Un fait de cette nature nous prouve la violence des passions qui animaient ce monde factice des lettrés d’Alexandrie. L’activité y était immense, l’ardeur infinie, la vanité implacable : on sait que, dans les lettres et dans les arts, elle est souvent en raison inverse de l’originalité. La passion, qui ne se porte pas sur l’effort de la composition, qui ne se confond pas avec les œuvres et ne prend pas par là un caractère plus impersonnel et plus pur, s’attache d’autant plus aux prétentions de l’écrivain ou du critique. Doit-on se figurer la lecture d’Apollonius comme une scène tumultueuse ? Ou bien, dans la dignité d’une fête royale ou d’une séance académique du Musée, le jeune poète fut-il accueilli par le silence improbateur de ses juges ? Nous l’ignorons. Ce qui paraît certain, c’est que sa tentative fut le signal d’un redoublement de cabales et d’un déchaînement de haines, surtout entre lui et Callimaque, l’auteur principal de sa disgrâce. Et, malgré la distance qui séparait les deux adversaires, la guerre se continua longtemps, au moins jusqu’à la mort de celui qui, après le premier combat, était resté maître du champ de bataille.

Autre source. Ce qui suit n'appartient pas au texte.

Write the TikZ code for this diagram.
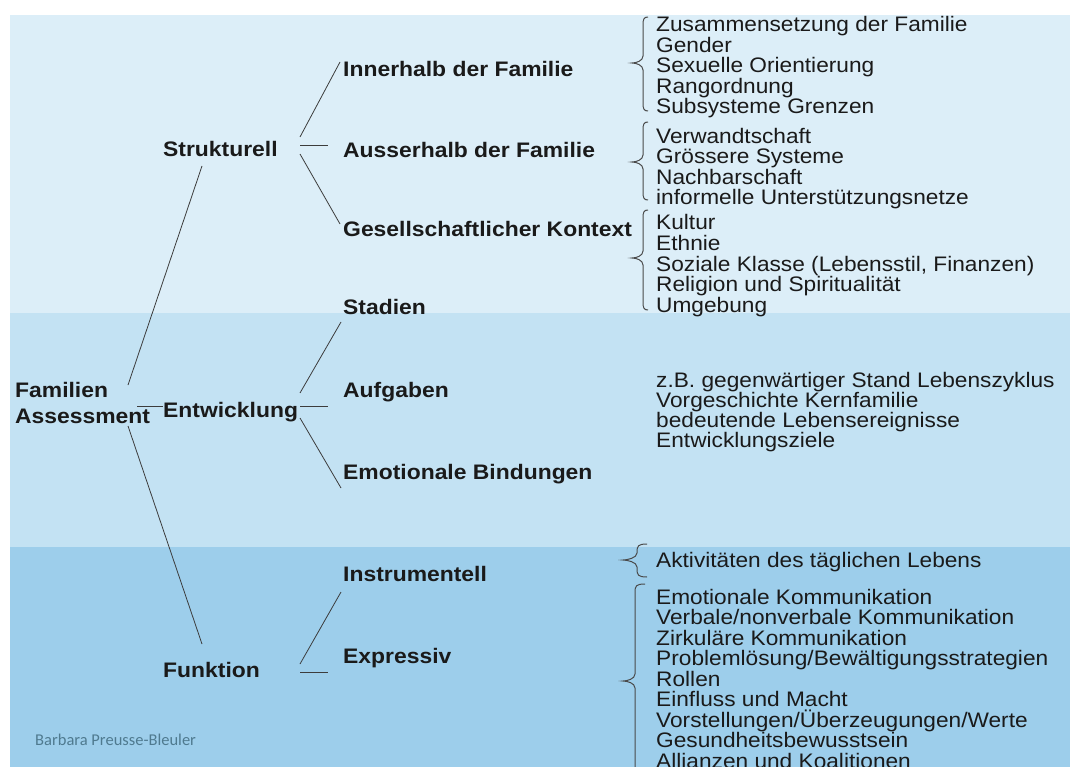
\documentclass[tikz,border=0pt]{standalone}
\usepackage{fontspec}
\setmainfont{Liberation Sans}[FakeStretch=1.08, BoldFeatures={FakeStretch=1.09}]
\newfontfamily\carl{Carlito}
\definecolor{bandA}{HTML}{DCEEF8}
\definecolor{bandB}{HTML}{C3E2F3}
\definecolor{bandC}{HTML}{9DCEEB}
\definecolor{txt}{HTML}{1A1A1A}
\definecolor{lnc}{HTML}{3C3C3C}
\definecolor{brc}{HTML}{4A4A4A}
\definecolor{sig}{HTML}{4F7A8F}
\newcommand\mybrace[6]{% #1 vertical x, #2 tip x, #3 hook x, #4 top, #5 tip y, #6 bottom
  \draw[bracestyle] (#3,#4) .. controls (#1+1,#4) and (#1,#4+2) .. (#1,#4+8)
    -- (#1,#5-7) .. controls (#1,#5-2) and (#2+4,#5) .. (#2,#5)
    .. controls (#2+4,#5) and (#1,#5+2) .. (#1,#5+7)
    -- (#1,#6-8) .. controls (#1,#6-2) and (#1+1,#6) .. (#3,#6);}
\tikzset{
  lbl/.style={font=\fontsize{21}{21}\selectfont\bfseries, text=txt, inner sep=0pt, anchor=base west},
  item/.style={font=\fontsize{21}{21}\selectfont, text=txt, inner sep=0pt, anchor=base west},
  conn/.style={draw=lnc, line width=0.8pt},
  bracestyle/.style={draw=brc, line width=1pt},
}
\begin{document}
\begin{tikzpicture}[x=1pt,y=-1pt]
\useasboundingbox (0,0) rectangle (1070,767);
\clip (0,0) rectangle (1070,767);
\fill[white] (0,0) rectangle (1070,767);
\fill[bandA] (10,15) rectangle (1070,313);
\fill[bandB] (10,313) rectangle (1070,547);
\fill[bandC] (10,547) rectangle (1070,767);

% level 0
\node[lbl] (fam) at (15,397) {Familien};
\node[lbl] (ass) at (15,423) {Assessment};
% level 1
\node[lbl] (str) at (163,157) {Strukturell};
\node[lbl] (ent) at (163,417) {Entwicklung};
\node[lbl] (fun) at (163,677) {Funktion};
% level 2
\node[lbl] (inn) at (343,77) {Innerhalb der Familie};
\node[lbl] (aus) at (343,158) {Ausserhalb der Familie};
\node[lbl] (ges) at (343,237) {Gesellschaftlicher Kontext};
\node[lbl] (sta) at (343,314) {Stadien};
\node[lbl] (auf) at (343,397) {Aufgaben};
\node[lbl] (emo) at (343,479) {Emotionale Bindungen};
\node[lbl] (ins) at (343,581) {Instrumentell};
\node[lbl] (exp) at (343,663) {Expressiv};

% connector end points
\coordinate (f1) at (128,385); \coordinate (s1) at (202,166);
\coordinate (f2) at (137,406); \coordinate (e1) at (163,406);
\coordinate (f3) at (128,426); \coordinate (u1) at (202,644);
\coordinate (s2) at (300,137); \coordinate (i1) at (340,62);
\coordinate (s3) at (300,145); \coordinate (a1) at (328,145);
\coordinate (s4) at (300,154); \coordinate (g1) at (340,224);
\coordinate (e2) at (300,393); \coordinate (t1) at (341,322);
\coordinate (e3) at (300,406); \coordinate (t2) at (328,406);
\coordinate (e4) at (300,418); \coordinate (t3) at (341,488);
\coordinate (u2) at (300,664); \coordinate (n1) at (341,592);
\coordinate (u3) at (300,672); \coordinate (n2) at (328,672);
\draw[conn] (f1) -- (s1);
\draw[conn] (f2) -- (e1);
\draw[conn] (f3) -- (u1);
\draw[conn] (s2) -- (i1);
\draw[conn] (s3) -- (a1);
\draw[conn] (s4) -- (g1);
\draw[conn] (e2) -- (t1);
\draw[conn] (e3) -- (t2);
\draw[conn] (e4) -- (t3);
\draw[conn] (u2) -- (n1);
\draw[conn] (u3) -- (n2);

% braces
\mybrace{643}{632}{648}{17}{63}{111}
\mybrace{643}{632}{648}{122}{162}{200}
\mybrace{643}{632}{648}{210}{258}{310}
\mybrace{637}{623}{647}{544}{560}{577}
\mybrace{635}{623}{645}{584}{681}{800}

% detail lists
\foreach \t [count=\i] in {Zusammensetzung der Familie, Gender, Sexuelle Orientierung, Rangordnung, Subsysteme Grenzen}
  \node[item, name=ga\i] at (656,{32+20.5*(\i-1)}) {\t};
\foreach \t [count=\i] in {Verwandtschaft, Grössere Systeme, Nachbarschaft, informelle Unterstützungsnetze}
  \node[item, name=gb\i] at (656,{143.5+20.5*(\i-1)}) {\t};
\foreach \t [count=\i] in {Kultur, Ethnie, {Soziale Klasse (Lebensstil, Finanzen)}, Religion und Spiritualität, Umgebung}
  \node[item, name=gc\i] at (656,{230+20.5*(\i-1)}) {\t};
\foreach \t [count=\i] in {z.B. gegenwärtiger Stand Lebenszyklus, Vorgeschichte Kernfamilie, bedeutende Lebensereignisse, Entwicklungsziele}
  \node[item, name=gd\i] at (656,{387+20*(\i-1)}) {\t};
\node[item] (ge1) at (656,567) {Aktivitäten des täglichen Lebens};
\foreach \t [count=\i] in {Emotionale Kommunikation, Verbale/nonverbale Kommunikation, Zirkuläre Kommunikation, Problemlösung/Bewältigungsstrategien, Rollen, Einfluss und Macht, Vorstellungen/Überzeugungen/Werte, Gesundheitsbewusstsein, Allianzen und Koalitionen}
  \node[item, name=gf\i] at (656,{604+20.5*(\i-1)}) {\t};

\node[font=\carl\fontsize{16.5}{16.5}\selectfont, text=sig, inner sep=0pt, anchor=base west] (sig) at (35,745) {Barbara Preusse-Bleuler};
\end{tikzpicture}
\end{document}
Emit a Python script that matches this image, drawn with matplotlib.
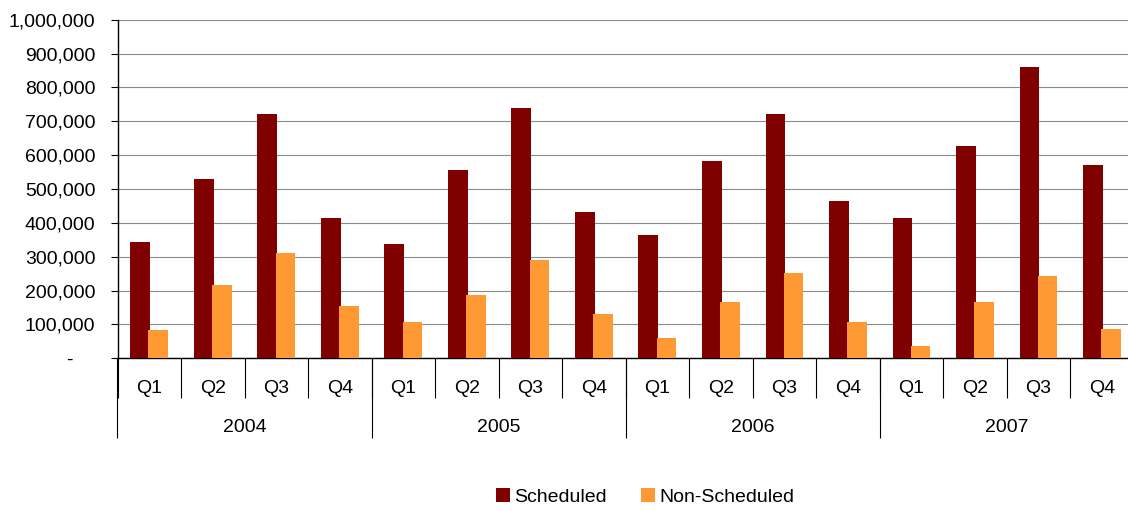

C’était entre eux un échange d’épigrammes âpres et insultantes. « Callimaque, une balayure, une vétille, un sec morceau de bois. La cause de ce jugement, c’est Callimaque, l’auteur des Causes. » À ces injures d’Apollonius, son ancien maître répondait sans doute sur le même ton[1]. Il alla jusqu’à composer, non pas seulement

  1. M. Couat voudrait voir une de ces réponses dans une épigramme qu’il interprète ingénieusement. Nous croyons que, pour les derniers vers, il fait violence au texte et détourne dans un sens littéraire une pièce qui est simplement érotique comme ses voisines dans le recueil.